The Foundation for a Meaningful Life
Kindergarten - Grade 9 in Southborough, MA
Fay Magazine: Summer 2022

The Designer Returns Home: Nong Tumsutipong ’82

Daintry Duffy Zaterka '88
When Project Runway Thailand came knocking on the door of fashion designer Nong Tumsutipong '82, she knew it was an opportunity that she couldn't pass up.

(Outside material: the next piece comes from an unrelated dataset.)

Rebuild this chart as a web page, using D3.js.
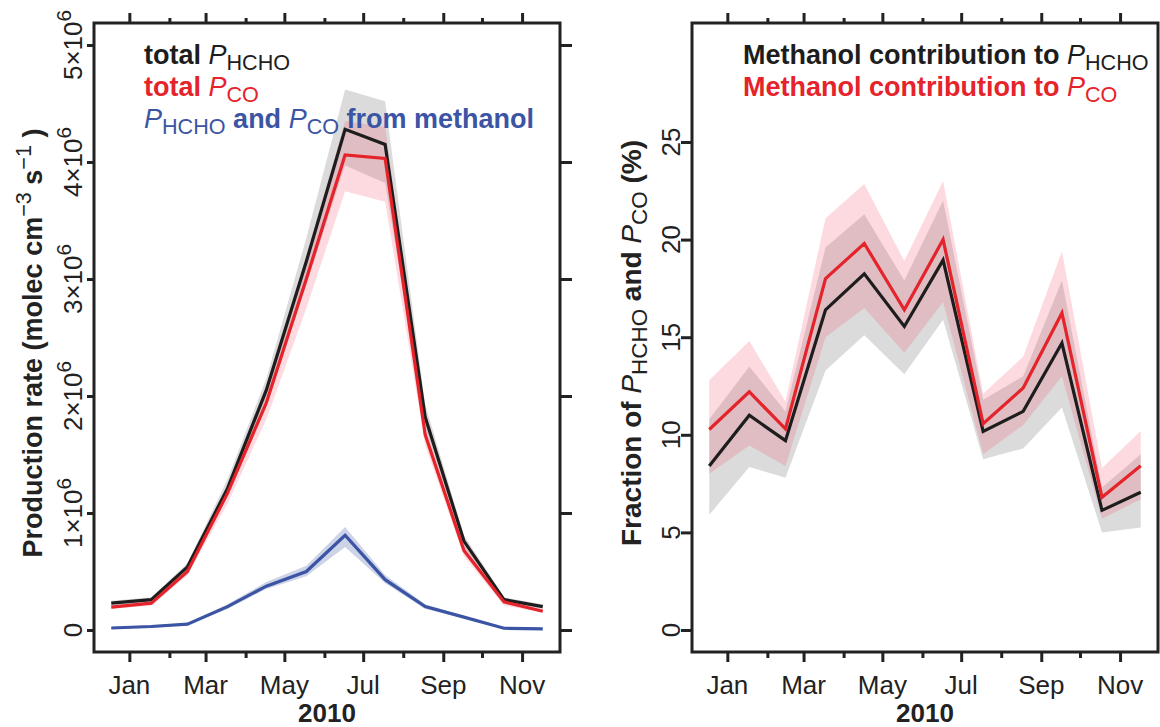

When Project Runway, the reality competition show for fashion designers, first launched in 2004, Nong Tumsutipong was living in New York and working as a fashion designer. “Everyone said you need to be on this show!” she recalls. Nong knew she had the talent and the skills but was also wary. “You don’t know how they will portray you, and they feed you all this drama to make ‘good tv’.” Nong didn’t pursue it. However, when Project Runway Thailand came knocking seventeen years later, it was an opportunity that she couldn’t pass up.
 
Nong always knew that she was destined to go into fashion. Her mom owned a famous couture house in Bangkok, and Nong grew up sewing and creating her own fashions in her mom’s workroom. On the recommendation of a family friend, Nong’s parents sent her to Fay in the fall of 1978 as a sixth grade boarding student. Nong was the first Thai student at Fay and one of only two Asian girls. With girls still outnumbered by boys at Fay, the boarding girls were a tight-knit group. “It was like having a slumber party all the time,” Nong recalls. What Fay didn’t offer in the ’70s and early ’80s was room for creativity with the dress code. “Fay was totally preppy back then—all Brooks Brothers and L.L. Bean.” Nong recalls attempting to introduce fashionable high-rise cropped pants to her New England friends with dismal results. “Everyone thought my pants were too short and made fun of them, so I just went back to wearing my L.L. Bean pants with the whales on them!” After Fay, Nong stayed nearby, eventually earning her fashion degree from the Massachusetts College of Art.
 
Nong’s career has taken her from fashion hotspots across the United States and home again. After college, she stayed in Boston, selling her designs at local boutiques. She seized the chance to design a show for the Boston Ballet, and in 1993, she was named Best Avant- Garde Designer by Boston Magazine. Moving to New York City placed Nong in the orbit of celebrity clientele. She worked for South African designer Marc Bouwer, helping to create gowns for Angelina Jolie, Toni Braxton, and Whitney Houston. She also started gaining experience as a stylist pulling together looks for photoshoots. Finally, Nong moved to Los Angeles and opened her own boutique, Maduzi, where she specialized in custom-designed clothing for celebrities and stylists. “Everybody came through the store,” recalls Nong, who dressed celebrities from Olivia Wilde to Jennifer Love Hewitt and Mindy Kaling. Nong discovered a talent for finding the synchronicity between client and fashion. “The key is you should feel good in what you are wearing.”
 
When her parents passed away, Nong returned to Thailand for the services and started to feel the pull of home. She felt the time was right to return. “I had been living in the United States for so long, and I wanted to come back and get to know my family better,” she says. The Thai fashion industry also presented new opportunities. “It would be easier to launch my own line here with easier access to seamstresses, fabrics, and trends than in L.A., where everything is so expensive.” Seven years later, Nong is still happy to be back home. “I’m in the land of beauty everywhere you turn. We have mountains, beaches, sun, and ocean.”
 
Nong’s experience with every facet of the fashion industry made her the perfect judge for the launch of Project Runway Thailand. Nong’s friend, fashion designer Tawn Chatchavalvong, who plays the Tim Gunn mentor role on the new show, asked Nong to help pick the first fifteen contestants. In addition to finding the big personalities that would make the show entertaining, Nong was able to identify the designers who would have the technical skills to be successful. “You have to be able to construct, make patterns, and sew on the show, and because I have experience at an international level, I can judge from that perspective.”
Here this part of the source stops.